Denn die Villa Santo Sospir ist kein Museum, sondern bis heute ein Haus, in dem gelebt wird. Deshalb finden sich im Salon ein Fernseher und eine gut bestückte Hausbar ebenso wie Keramiken von Cocteau und Picasso neben Familienfotos.
Monsieur Marteau wirkt so glücklich in seiner Rolle als Bewahrer der Herrlichkeiten wie es Cocteau mit dem Pinsel in der Hand einst gewesen sein muss. Er verweist noch auf die von Cocteau ausgestaltete Fischerkapelle in Villefranche sowie auf das nahe gelegene Menton, wo der berühmte Trausaal des Rathauses ebenfalls von Cocteau gestaltet wurde und ein glanzvolles Cocteau-Museum direkt hinter dem Stadtstrand wartet.
Nur ein Katzensprung ist es dagegen von dem tätowierten Sommerhaus Santo Sospir hinüber nach Beaulieu-sur-Mer, wo ein weiteres Anwesen eines ausgemachten Exzentrikers lockt: die Villa Kérylos.

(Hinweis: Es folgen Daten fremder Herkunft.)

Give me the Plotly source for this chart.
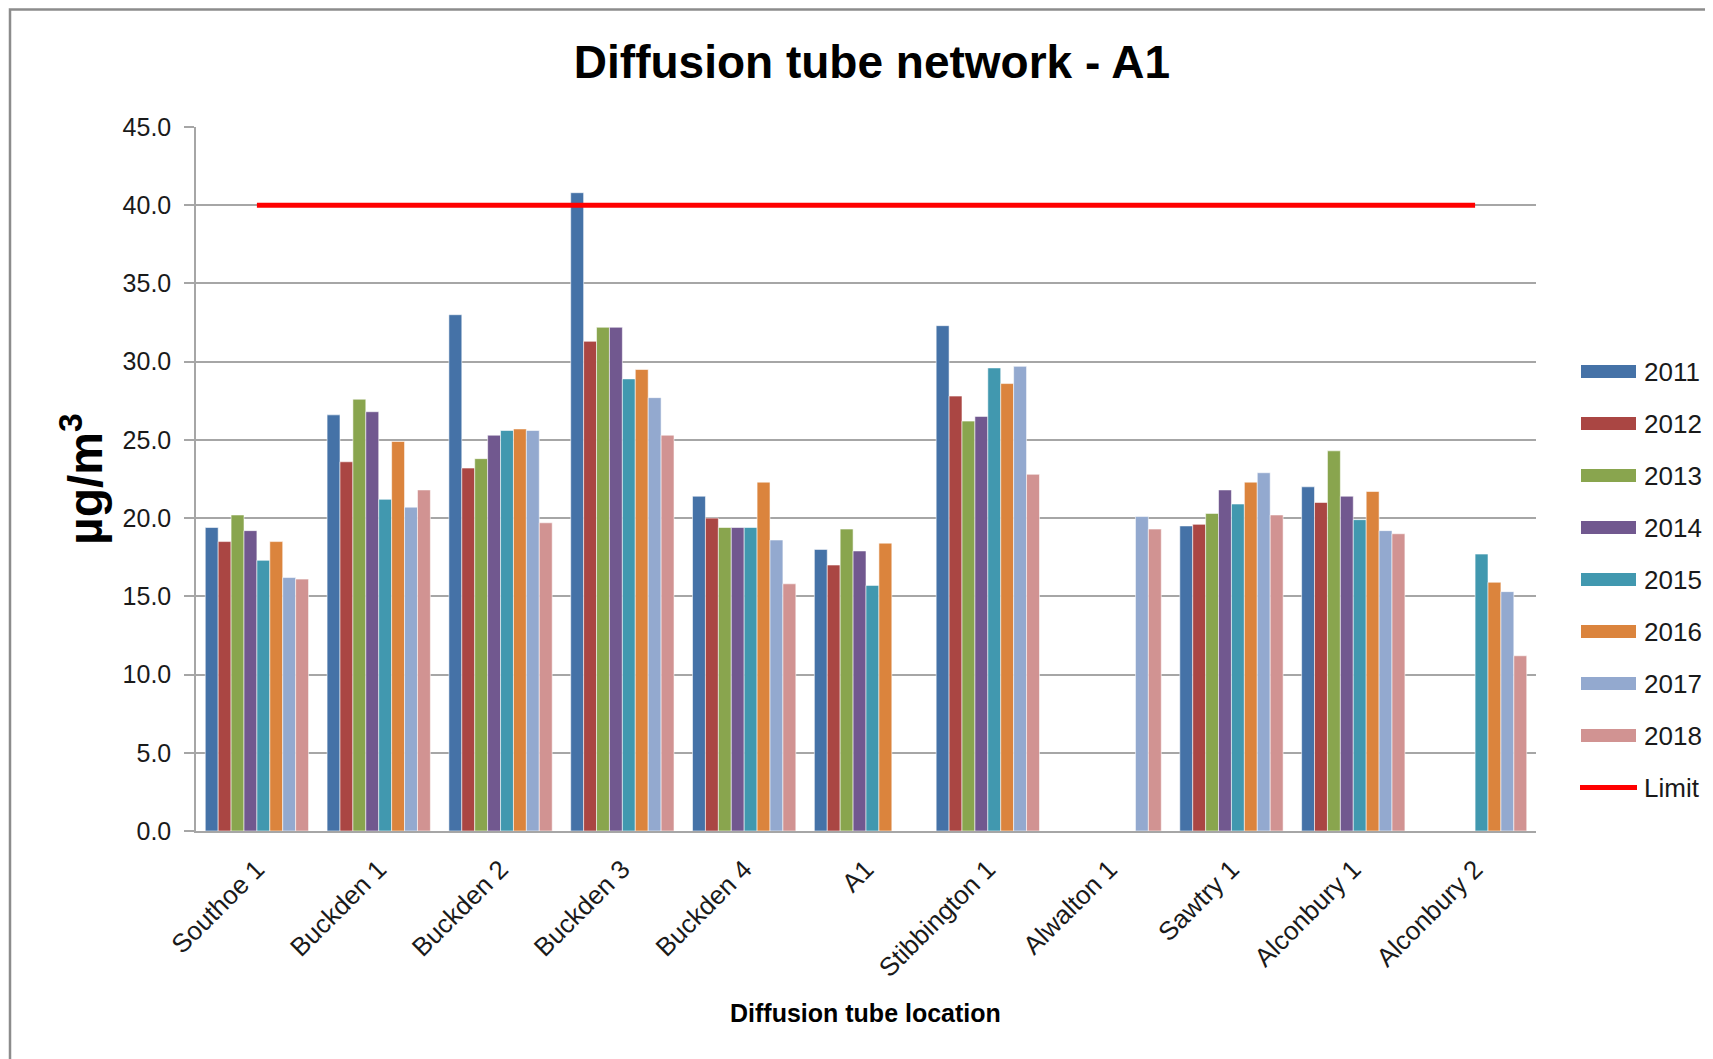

Der begeisterte Hellenist Baron Theodor Reinach ließ das Haus von 1902-1910 ganz im Stil eines Hauses der griechischen Antike errichten. Dazu gehören auch eine elegante Badeanlage sowie Ruhebetten, auf denen wie im alten Griechenland gespeist wurde. Vielleicht hat sich Cocteau sogar die eine oder andere Inspiration von den Wandmalereien im Innenhof geholt.